One of the key elements of success in big business is the proper handling and manipulation of big data – the voluminous amounts of digital information that inundates an enterprise in its day-to-day operations. By handling big data correctly, a business can not only determine the root causes of failures in their business model, processes, or products and services, they can also determine the steps they need to take in order to perform better and to grow. One such way of handling big data that is currently proving to be popular and revolutionary is the use of data lakes. But just what is a data lake, and how does it benefit a company?
A data lake, explained in the simplest way, is an ever-growing repository of vast amounts of raw data. Everything and anything that a business deals with is stored in that data lake. All forms of data, whether internal or external, whether from your employees, partners, customers, or competitors—all of them can be stored in that data lake, structured just enough so that it can be queried for a specific piece of information stored inside and it can then return that data in its raw, unprocessed form.
If this sounds like a bit of a messier type of data management—like a disorganized data warehouse—that’s not a completely wrong take. However, a data warehouse approach to big data means that all data within it is already pared down to fit its rigid structure and criteria – a process that could have removed from the incoming data other pieces of information that a business owner may not need now, but may do so in the future.
Through a data lake approach, on the other hand, all data is preserved in their raw, unstructured form, allowing data analysts or processors to examine them and link them to other sets of data within the data lake through their intact attributes. This helps them find unique solutions to a business’ problems or issues that they would not have otherwise been able to in a data warehouse setup.
Some other benefits of a data lake to a company include:
- Affordable scalability. Data lakes are far cheaper to maintain and expand than structured and organized data warehouses, due to the fact that the data going in do not need to be processed and organized extensively before they is stored.
- Data hoarding.

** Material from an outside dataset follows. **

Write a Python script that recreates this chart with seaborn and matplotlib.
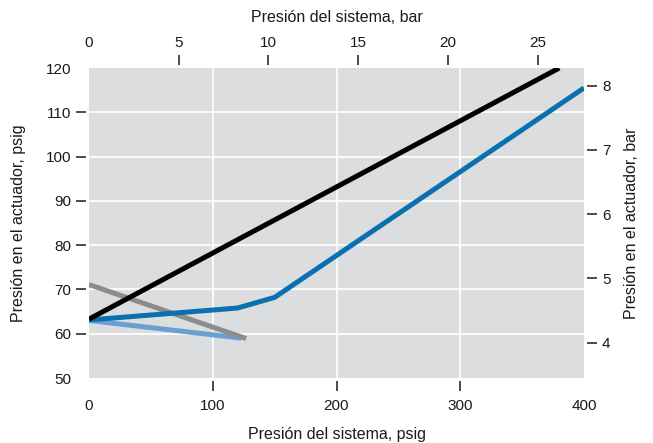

In a data lake, all data is preserved in their natural state, which means that even though a particular data set may not be relevant to a business use now, They can be stored for the future, in the event that they do actually become relevant.
- Data adaptability to new tech. Because the data in the data lake is raw and unprocessed, they can be adapted to new formats and structures quickly, as opposed to data already structured and processed, such as in a data warehouse.
Of course, data lakes need to be handled properly so that that they benefit a company rather than become a detriment for it. For one, all data inside a data lake must be tagged in some way or another, in order to allow efficient querying and prevent hours upon hours of data-digging. Second, due to the inflated size a data lake may inevitably balloon up to, processing changes made within the data lake and ensuring that those changes are processed without straining company resources is essential – so a prudent, resource-efficient change data capture method, such as log-based change data capture, should be utilized. Log-based change data capture, as the name implies, only deals with the change logs of the modified data rather than the data itself, which minimizes server load and thus speeds up performance.
Finally, as a data lake may have all sorts of data relevant to a company, it needs to have airtight data security—something that cannot be taken for granted, especially in this day and age of damaging data breaches.